The proposal would also unlink a criminal case’s status to the state’s compliance with discovery laws, meaning that violations would not necessarily result in an automatic dismissal, something critics of discovery reform claim has skyrocketed since passing reforms.
Dismissals on technicalities are at the heart of the issue. So-called “open discovery” laws, like Kalief’s Law, ask the court system to balance a defendant’s Sixth Amendment right to a speedy trial with concern for victims.
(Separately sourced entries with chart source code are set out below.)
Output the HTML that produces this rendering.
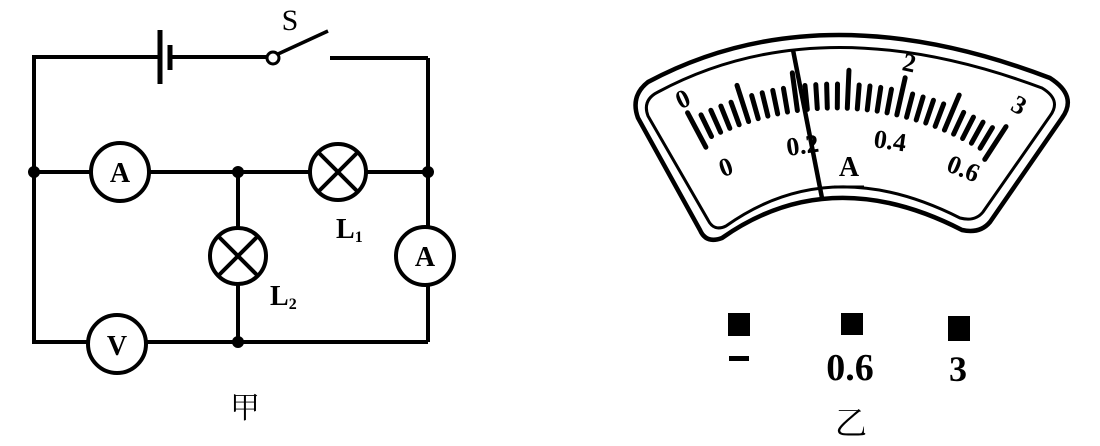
<!DOCTYPE html>
<html><head><meta charset="utf-8"><style>
html,body{margin:0;padding:0;background:#fff;width:1100px;height:446px;overflow:hidden}
svg{display:block}
text{font-family:"Liberation Serif","Noto Serif CJK SC",serif;fill:#000}
</style></head><body>
<svg id="s" width="1100" height="446" viewBox="0 0 1100 446">
<g stroke="#000" stroke-width="4" fill="none">
<polyline points="161,57 34,57 34,342 88,342"/>
<line x1="170" y1="57" x2="268" y2="57"/>
<line x1="330" y1="58" x2="428" y2="58"/>
<line x1="428" y1="58" x2="428" y2="226"/>
<line x1="428" y1="286" x2="428" y2="342"/>
<line x1="34" y1="172" x2="90" y2="172"/>
<line x1="150" y1="172" x2="309" y2="172"/>
<line x1="367" y1="172" x2="428" y2="172"/>
<line x1="238" y1="172" x2="238" y2="227"/>
<line x1="238" y1="285" x2="238" y2="342"/>
<line x1="147" y1="342" x2="428" y2="342"/>
<line x1="160" y1="30" x2="160" y2="84" stroke-width="5"/>
<line x1="170" y1="45" x2="170" y2="70" stroke-width="5"/>
<line x1="278" y1="54" x2="328" y2="31" stroke-width="3.5"/>
<circle cx="273" cy="58" r="6" stroke-width="3"/>
<circle cx="120" cy="172" r="29" fill="#fff"/>
<circle cx="425" cy="256" r="29" fill="#fff"/>
<circle cx="117" cy="344" r="29" fill="#fff"/>
<circle cx="338" cy="172" r="28" fill="#fff"/>
<line x1="318" y1="152" x2="358" y2="192"/><line x1="358" y1="152" x2="318" y2="192"/>
<circle cx="238" cy="256" r="28" fill="#fff"/>
<line x1="218" y1="236" x2="258" y2="276"/><line x1="258" y1="236" x2="218" y2="276"/>
</g>
<g fill="#000">
<circle cx="34" cy="172" r="6"/><circle cx="238" cy="172" r="6"/><circle cx="428" cy="172" r="6"/><circle cx="238" cy="342" r="6"/>
</g>
<g font-weight="bold" font-size="28" text-anchor="middle">
<text x="120" y="182">A</text><text x="425" y="266">A</text><text x="117" y="355">V</text>
</g>
<text x="290" y="30" font-size="30" text-anchor="middle">S</text>
<text x="336" y="238" font-size="28" font-weight="bold">L<tspan font-size="16" dy="4">1</tspan></text>
<text x="270" y="305" font-size="28" font-weight="bold">L<tspan font-size="16" dy="4">2</tspan></text>
<text x="245" y="418" font-size="30" text-anchor="middle">甲</text>

<g stroke="#000" fill="none">
<path d="M648,82 Q820,-10 1050,78 Q1078,96 1062,118 L990,222 Q980,234 962,230 Q830,162 722,238 Q706,244 700,230 L638,118 Q630,96 648,82 Z" stroke-width="4.5"/>
<path d="M658,92 Q820,5 1042,88 Q1062,100 1050,116 L983,212 Q975,222 960,218 Q830,152 726,226 Q714,232 708,220 L648,116 Q642,100 658,92 Z" stroke-width="3"/>
</g>
<g id="ticks" stroke="#000" stroke-width="5" stroke-linecap="round"></g>
<line x1="793" y1="50" x2="822" y2="198" stroke="#000" stroke-width="4.5"/>
<g font-size="26" font-weight="bold" font-family="Liberation Sans">
<text x="676" y="107" transform="rotate(-25 684 98)">0</text>
<text x="903" y="72" transform="rotate(12 912 62)">2</text>
<text x="1013" y="115" transform="rotate(28 1022 105)">3</text>
<text x="718" y="175" transform="rotate(-20 727 163)">0</text>
<text x="786" y="153" transform="rotate(-8 808 143)">0.2</text>
<text x="874" y="150" transform="rotate(8 895 140)">0.4</text>
<text x="947" y="179" transform="rotate(22 968 170)">0.6</text>
</g>
<text x="849" y="176" font-size="28" font-weight="bold" text-anchor="middle">A</text>
<line x1="834" y1="187" x2="864" y2="187" stroke="#000" stroke-width="3"/>
<rect x="728" y="313" width="22" height="23"/>
<rect x="841" y="313" width="22" height="22"/>
<rect x="948" y="316" width="22" height="25"/>
<rect x="729" y="356" width="20" height="5"/>
<text x="850" y="380" font-size="38" font-weight="bold" text-anchor="middle">0.6</text>
<text x="958" y="381" font-size="36" font-weight="bold" text-anchor="middle">3</text>
<text x="851" y="434" font-size="32" text-anchor="middle">乙</text>
</svg>
<script>
var g=document.getElementById('ticks'),cx=835,cy=390,ns='http://www.w3.org/2000/svg';
for(var i=0;i<=30;i++){var a=(-28+i*61/30)*Math.PI/180,ri=282,ro=(i%5==0)?320:306;
if(i==0||i==30){ri=275;ro=314;}
var l=document.createElementNS(ns,'line');
l.setAttribute('x1',cx+ri*Math.sin(a));l.setAttribute('y1',cy-ri*Math.cos(a));
l.setAttribute('x2',cx+ro*Math.sin(a));l.setAttribute('y2',cy-ro*Math.cos(a));g.appendChild(l);}
</script>
</body></html>
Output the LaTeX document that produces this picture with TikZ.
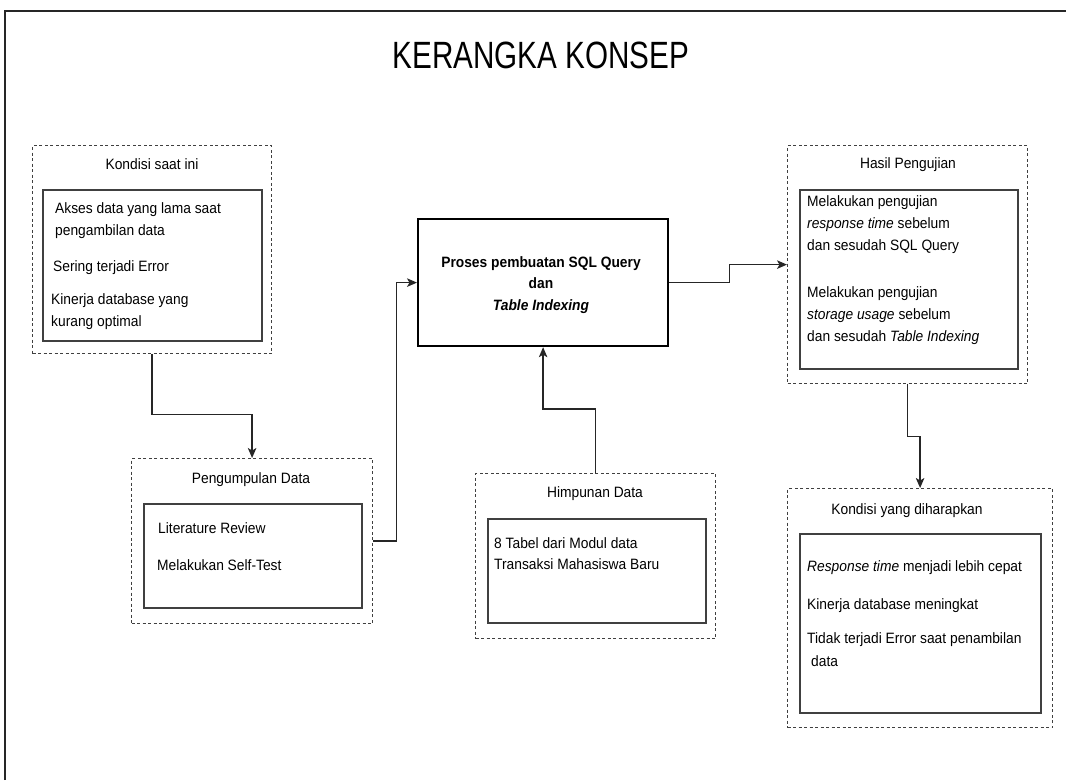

In New York, 15 groups representing domestic violence survivors supported the changes, citing dismissals of abuse cases, in a letter to the state legislature Wednesday following its rejection of Hochul’s proposal in the budget.
“Dismissal of a domestic violence case for a late disclosure of a single piece of paper in a voluminous record — when that late or missing record causes no prejudice to the defendant — not only does not serve the interests of justice but often leaves victims in greater danger than they were in originally,” the letter, which was given exclusively to City & State, said.
Protesters at Friday’s rally, including James Inniss, Public Safety Coordinator at New York Communities for Change, accused politicians of exploiting domestic violence survivors to advance harmful changes to evidence-sharing laws.

“ Pain for some people is not your little prize to dangle out in front of people,” Inniss said “If you want to help domestic violence survivors, put programs in place to actually help them, and not just keep people locked up because you don’t have evidence.”
Advocates for Kalief’s Law said that victims and defendants aren’t the only people harmed by delayed and incomplete discovery in criminal cases. D’Juan Collins, a civil rights union leader with Vocal New York, spent 16 months in pretrial detention at Rikers Island on a domestic violence charge he claims was fabricated, unable to afford the $3,500 bail.
Collins told the Bronx Times at the rally that his time in pretrial detention was traumatic for him, but also for his loved ones.
“It literally tore my family apart,” Collins said. “My son came up in the foster care system. He was illegally removed and placed with a stranger over his own family.”
Collins fought the case against him for years and told the Bronx Times that he ultimately pled guilty to misdemeanor assault and criminal contempt in July of 2024.
When speaking at the rally Friday, Collins equated rolling back discovery protections with maintaining the power dynamics of the status quo.
“Hochul, if you intend to rollback discovery laws then you’re telling the people of New York that you’re not like us,” Collins said, sending a message to the governor. “Let’s not let those lives who have sacrificed their lives be in vain.”